# PROBLEM REQUIREMENTS
With the pictures omitted, write out the entries that follow exactly as they stand.

━━━━━━━━━━━━━━━━

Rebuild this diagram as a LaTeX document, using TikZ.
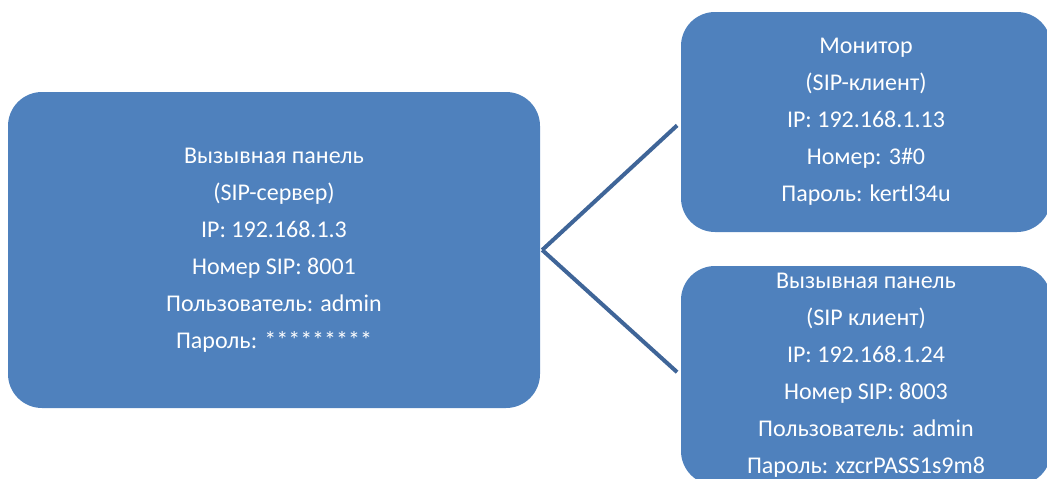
\documentclass[tikz,border=0pt]{standalone}
\usepackage{fontspec}
\setmainfont{Carlito}
\usepackage{tikz}
\usetikzlibrary{positioning, calc}
\definecolor{boxfill}{HTML}{4F81BD}
\definecolor{linkline}{HTML}{3F6598}

\begin{document}
\begin{tikzpicture}[x=1pt, y=-1pt,
  font=\fontsize{24}{37}\selectfont,
  device/.style={fill=boxfill, text=white, rounded corners=34pt, align=center, inner sep=0pt},
  link/.style={linkline, line width=4pt}]
  % Canvas
  \useasboundingbox (0,0) rectangle (1047,479);
  \clip (0,0) rectangle (1047,479);
  % Server panel
  \node[device, minimum width=532pt, minimum height=316pt] (server) at (274,250)
    {Вызывная панель\\(SIP-сервер)\\IP: 192.168.1.3\\Номер SIP: 8001\\Пользователь: admin\\Пароль: *********};
  % Clients
  \node[device, minimum width=370pt, minimum height=220pt] (monitor) at (866,122)
    {Монитор\\(SIP-клиент)\\IP: 192.168.1.13\\Номер: 3\#0\\Пароль: kertl34u};
  \node[device, minimum width=370pt, minimum height=219pt] (panel) at (866,375.5)
    {Вызывная панель\\(SIP клиент)\\IP: 192.168.1.24\\Номер SIP: 8003\\Пользователь: admin\\Пароль: xzcrPASS1s9m8};
  % Links
  \coordinate (hub) at ($(server.east)+(2,0)$);
  \draw[link, shorten >=5pt] (hub) -- (monitor.west);
  \draw[link, shorten >=5pt] (hub) -- (panel.west);
\end{tikzpicture}
\end{document}
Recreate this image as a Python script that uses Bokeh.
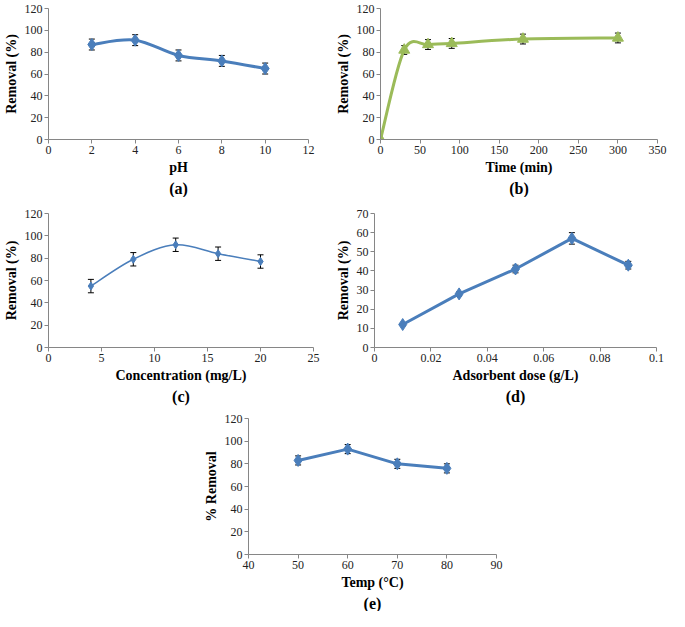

━━━━━━━━━━━━━━━━

# RESULT BELOW
Rebuild this diagram as a LaTeX document, using TikZ.
\documentclass[tikz,border=0pt]{standalone}
\usepackage{fontspec}
\setmainfont{Carlito}
\usepackage{tikz}
\usetikzlibrary{positioning, calc}
\definecolor{boxfill}{HTML}{4F81BD}
\definecolor{linkline}{HTML}{3F6598}

\begin{document}
\begin{tikzpicture}[x=1pt, y=-1pt,
  font=\fontsize{24}{37}\selectfont,
  device/.style={fill=boxfill, text=white, rounded corners=34pt, align=center, inner sep=0pt},
  link/.style={linkline, line width=4pt}]
  % Canvas
  \useasboundingbox (0,0) rectangle (1047,479);
  \clip (0,0) rectangle (1047,479);
  % Server panel
  \node[device, minimum width=532pt, minimum height=316pt] (server) at (274,250)
    {Вызывная панель\\(SIP-сервер)\\IP: 192.168.1.3\\Номер SIP: 8001\\Пользователь: admin\\Пароль: *********};
  % Clients
  \node[device, minimum width=370pt, minimum height=220pt] (monitor) at (866,122)
    {Монитор\\(SIP-клиент)\\IP: 192.168.1.13\\Номер: 3\#0\\Пароль: kertl34u};
  \node[device, minimum width=370pt, minimum height=219pt] (panel) at (866,375.5)
    {Вызывная панель\\(SIP клиент)\\IP: 192.168.1.24\\Номер SIP: 8003\\Пользователь: admin\\Пароль: xzcrPASS1s9m8};
  % Links
  \coordinate (hub) at ($(server.east)+(2,0)$);
  \draw[link, shorten >=5pt] (hub) -- (monitor.west);
  \draw[link, shorten >=5pt] (hub) -- (panel.west);
\end{tikzpicture}
\end{document}
Recreate this image as a Python script that uses Bokeh.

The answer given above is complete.